(HuffPo) - A Florida hunter accidentally shot his girlfriend thinking that she was his target — a wild hog. Cops said that Brandon man Steven Egan, 52, was hunting from a tent in Flagler County on Saturday when Egan heard a noise that he thought was similar to that of his prey. He took a shot at it, not realizing his significant other wasn’t in the tent with him, according to the Orlando Sentinel.
This should be a law, right? If you can conceivably be mistaken for a wild hog, then you can be shot. It’s so simple that I really don’t understand how it isn’t.

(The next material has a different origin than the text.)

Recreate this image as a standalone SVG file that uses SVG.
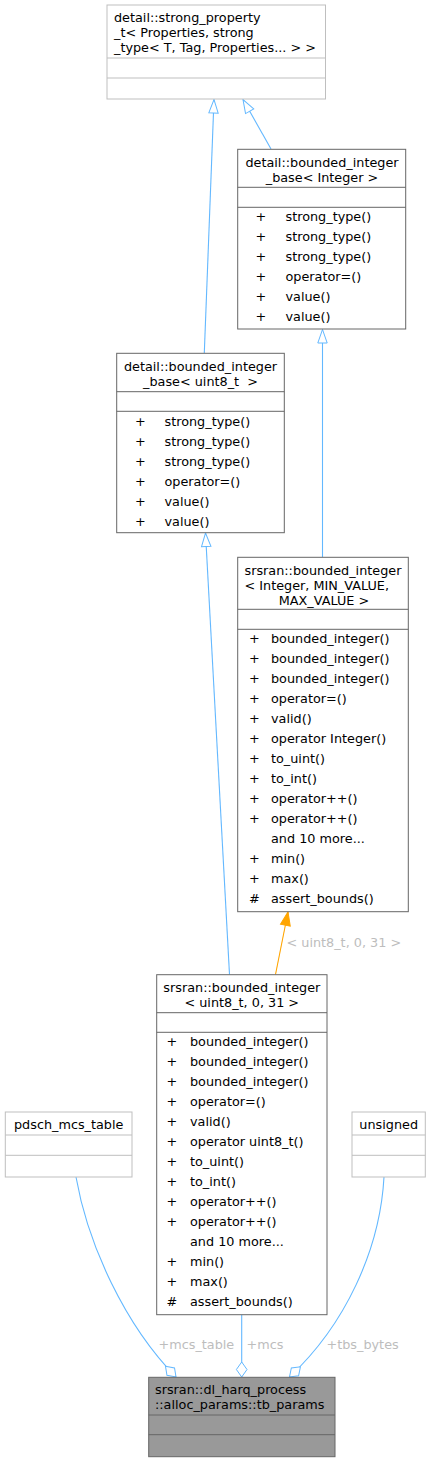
<svg xmlns="http://www.w3.org/2000/svg" width="431" height="1463" viewBox="0 0 431 1463">
<style>
text{font-family:"DejaVu Sans","Liberation Sans",sans-serif;font-size:12.8px;fill:#000}
.m{text-anchor:middle}
.lbl{fill:#bdbdbd}
.nl{fill:#fff;stroke:#bfbfbf;stroke-width:1}
.nk{fill:#fff;stroke:#666;stroke-width:1}
.nr{fill:#999;stroke:#666;stroke-width:1}
.sl{stroke:#bfbfbf;stroke-width:1}
.sk{stroke:#666;stroke-width:1}
.e{fill:none;stroke:#63b8ff;stroke-width:1.1}
.eo{fill:none;stroke:#ffa500;stroke-width:1.1}
</style>
<defs>
<marker id="inh" markerUnits="userSpaceOnUse" markerWidth="16" markerHeight="12" refX="14" refY="5" orient="auto" overflow="visible">
<path d="M0.5,0.3 L14,5 L0.5,9.7 Z" fill="#fff" stroke="#63b8ff" stroke-width="1"/>
</marker>
<marker id="tpl" markerUnits="userSpaceOnUse" markerWidth="16" markerHeight="12" refX="14" refY="5" orient="auto" overflow="visible">
<path d="M0.5,0 L14,5 L0.5,10 Z" fill="#ffa500" stroke="#ffa500" stroke-width="1"/>
</marker>
<marker id="dia" markerUnits="userSpaceOnUse" markerWidth="17" markerHeight="12" refX="15.5" refY="5.3" orient="auto" overflow="visible">
<path d="M0.5,5.3 L8,0 L15.5,5.3 L8,10.6 Z" fill="#fff" stroke="#63b8ff" stroke-width="1"/>
</marker>
</defs>

<g id="edges">
<path class="e" d="M204.3,353 L214,99.5" marker-end="url(#inh)"/>
<path class="e" d="M271,149 L243,99.5" marker-end="url(#inh)"/>
<path class="e" d="M322.5,557 L322.5,329.5" marker-end="url(#inh)"/>
<path class="e" d="M229.5,974.5 L205.5,533" marker-end="url(#inh)"/>
<path class="eo" d="M275.5,974.5 L288,912" marker-end="url(#tpl)"/>
<text class="lbl" x="286.5" y="947">&lt; uint8_t, 0, 31 &gt;</text>
<path class="e" d="M76,1177 C88,1245 125,1325 176,1377" marker-end="url(#dia)"/>
<text class="lbl" x="158.5" y="1349">+mcs_table</text>
<path class="e" d="M241.7,1315 L241.7,1377" marker-end="url(#dia)"/>
<text class="lbl" x="246.5" y="1349">+mcs</text>
<path class="e" d="M384,1177 C380,1250 345,1325 289.5,1377" marker-end="url(#dia)"/>
<text class="lbl" x="326.5" y="1349">+tbs_bytes</text>
</g>

<g id="node-strong-property">
<rect class="nl" x="107" y="5" width="218.5" height="94"/>
<line class="sl" x1="107" y1="58" x2="325.5" y2="58"/>
<line class="sl" x1="107" y1="78" x2="325.5" y2="78"/>
<text x="114" y="22">detail::strong_property</text>
<text x="114" y="37">_t&lt; Properties, strong</text>
<text x="114" y="52">_type&lt; T, Tag, Properties... &gt; &gt;</text>
</g>

<g id="node-bib-integer">
<rect class="nk" x="237.7" y="149.3" width="168" height="179.7"/>
<line class="sk" x1="237.7" y1="187.3" x2="405.7" y2="187.3"/>
<line class="sk" x1="237.7" y1="207.3" x2="405.7" y2="207.3"/>
<text class="m" x="322" y="166.5">detail::bounded_integer</text>
<text class="m" x="322" y="181.5">_base&lt; Integer &gt;</text>
<text x="255.5" y="221">+</text><text x="285.5" y="221">strong_type()</text>
<text x="255.5" y="241">+</text><text x="285.5" y="241">strong_type()</text>
<text x="255.5" y="261">+</text><text x="285.5" y="261">strong_type()</text>
<text x="255.5" y="281">+</text><text x="285.5" y="281">operator=()</text>
<text x="255.5" y="301">+</text><text x="285.5" y="301">value()</text>
<text x="255.5" y="321">+</text><text x="285.5" y="321">value()</text>
</g>

<g id="node-bib-uint8">
<rect class="nk" x="116.7" y="353.3" width="167.6" height="179.4"/>
<line class="sk" x1="116.7" y1="391.7" x2="284.3" y2="391.7"/>
<line class="sk" x1="116.7" y1="411.3" x2="284.3" y2="411.3"/>
<text class="m" x="200.5" y="370.5">detail::bounded_integer</text>
<text class="m" x="200.5" y="385.5" xml:space="preserve">_base&lt; uint8_t  &gt;</text>
<text x="135" y="425.5">+</text><text x="164.5" y="425.5">strong_type()</text>
<text x="135" y="445.5">+</text><text x="164.5" y="445.5">strong_type()</text>
<text x="135" y="465.5">+</text><text x="164.5" y="465.5">strong_type()</text>
<text x="135" y="485.5">+</text><text x="164.5" y="485.5">operator=()</text>
<text x="135" y="505.5">+</text><text x="164.5" y="505.5">value()</text>
<text x="135" y="525.5">+</text><text x="164.5" y="525.5">value()</text>
</g>

<g id="node-bounded-integer-template">
<rect class="nk" x="237.7" y="557.3" width="170.6" height="354.4"/>
<line class="sk" x1="237.7" y1="609.3" x2="408.3" y2="609.3"/>
<line class="sk" x1="237.7" y1="629.3" x2="408.3" y2="629.3"/>
<text x="244.5" y="574.5">srsran::bounded_integer</text>
<text x="244.5" y="589.5">&lt; Integer, MIN_VALUE,</text>
<text class="m" x="324" y="604.5">MAX_VALUE &gt;</text>
<text x="249" y="643">+</text><text x="271" y="643">bounded_integer()</text>
<text x="249" y="663">+</text><text x="271" y="663">bounded_integer()</text>
<text x="249" y="683">+</text><text x="271" y="683">bounded_integer()</text>
<text x="249" y="703">+</text><text x="271" y="703">operator=()</text>
<text x="249" y="723">+</text><text x="271" y="723">valid()</text>
<text x="249" y="743">+</text><text x="271" y="743">operator Integer()</text>
<text x="249" y="763">+</text><text x="271" y="763">to_uint()</text>
<text x="249" y="783">+</text><text x="271" y="783">to_int()</text>
<text x="249" y="803">+</text><text x="271" y="803">operator++()</text>
<text x="249" y="823">+</text><text x="271" y="823">operator++()</text>
<text x="271" y="843">and 10 more...</text>
<text x="249" y="863">+</text><text x="271" y="863">min()</text>
<text x="249" y="883">+</text><text x="271" y="883">max()</text>
<text x="249" y="903">#</text><text x="271" y="903">assert_bounds()</text>
</g>

<g id="node-bounded-integer-uint8">
<rect class="nk" x="156.7" y="974.7" width="170.3" height="340"/>
<line class="sk" x1="156.7" y1="1012.7" x2="327" y2="1012.7"/>
<line class="sk" x1="156.7" y1="1032.3" x2="327" y2="1032.3"/>
<text class="m" x="241.8" y="991.5">srsran::bounded_integer</text>
<text class="m" x="241.8" y="1006.5">&lt; uint8_t, 0, 31 &gt;</text>
<text x="166.5" y="1046">+</text><text x="190" y="1046">bounded_integer()</text>
<text x="166.5" y="1066">+</text><text x="190" y="1066">bounded_integer()</text>
<text x="166.5" y="1086">+</text><text x="190" y="1086">bounded_integer()</text>
<text x="166.5" y="1106">+</text><text x="190" y="1106">operator=()</text>
<text x="166.5" y="1126">+</text><text x="190" y="1126">valid()</text>
<text x="166.5" y="1146">+</text><text x="190" y="1146">operator uint8_t()</text>
<text x="166.5" y="1166">+</text><text x="190" y="1166">to_uint()</text>
<text x="166.5" y="1186">+</text><text x="190" y="1186">to_int()</text>
<text x="166.5" y="1206">+</text><text x="190" y="1206">operator++()</text>
<text x="166.5" y="1226">+</text><text x="190" y="1226">operator++()</text>
<text x="190" y="1246">and 10 more...</text>
<text x="166.5" y="1266">+</text><text x="190" y="1266">min()</text>
<text x="166.5" y="1286">+</text><text x="190" y="1286">max()</text>
<text x="166.5" y="1306">#</text><text x="190" y="1306">assert_bounds()</text>
</g>

<g id="node-pdsch-mcs-table">
<rect class="nl" x="5.3" y="1112" width="126.7" height="65"/>
<line class="sl" x1="5.3" y1="1135" x2="132" y2="1135"/>
<line class="sl" x1="5.3" y1="1155.3" x2="132" y2="1155.3"/>
<text class="m" x="68.7" y="1129">pdsch_mcs_table</text>
</g>

<g id="node-unsigned">
<rect class="nl" x="352" y="1112" width="73.3" height="65"/>
<line class="sl" x1="352" y1="1135" x2="425.3" y2="1135"/>
<line class="sl" x1="352" y1="1155.3" x2="425.3" y2="1155.3"/>
<text class="m" x="388.7" y="1129">unsigned</text>
</g>

<g id="node-tb-params">
<rect class="nr" x="148.7" y="1377.3" width="186.3" height="79.4"/>
<line class="sk" x1="148.7" y1="1415" x2="335" y2="1415"/>
<line class="sk" x1="148.7" y1="1434.7" x2="335" y2="1434.7"/>
<text x="155" y="1394">srsran::dl_harq_process</text>
<text x="155" y="1409">::alloc_params::tb_params</text>
</g>
</svg>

Like I’m not saying that all fat girls should be lined up and shot by a firing squad. But if you’re a big girl and you go take a piss in the woods, you should be damn sure not to rustle any leaves. Slap all the lipstick on that pig you want, I’m still gonna shoot. I’m definitely adding that to my presidential platform for when I decide to run: 1. build completely new highway system exclusively for 18 wheelers because I hate being next to them, 2. every girl buying skimpy clothing must first face an American Idol-esque panel of judges grading her outfit before she finishes the transaction, and 3. if it’s not totally crazy that you’d be mistaken for a wild beast then you can be shot. Feitelberg 2024: No Fat Girls.
PS – if you plan on staying together, and that’s the vibe I’m getting from this article, how do you admit you thought she was a hog? Kind of idiotic, no? She’ll never, ever let that go. “No honey I didn’t think you were a hog. I thought you were some beautiful mythical nymph of the woods, not a hog. Definitely, definitely didn’t think you were a hog.”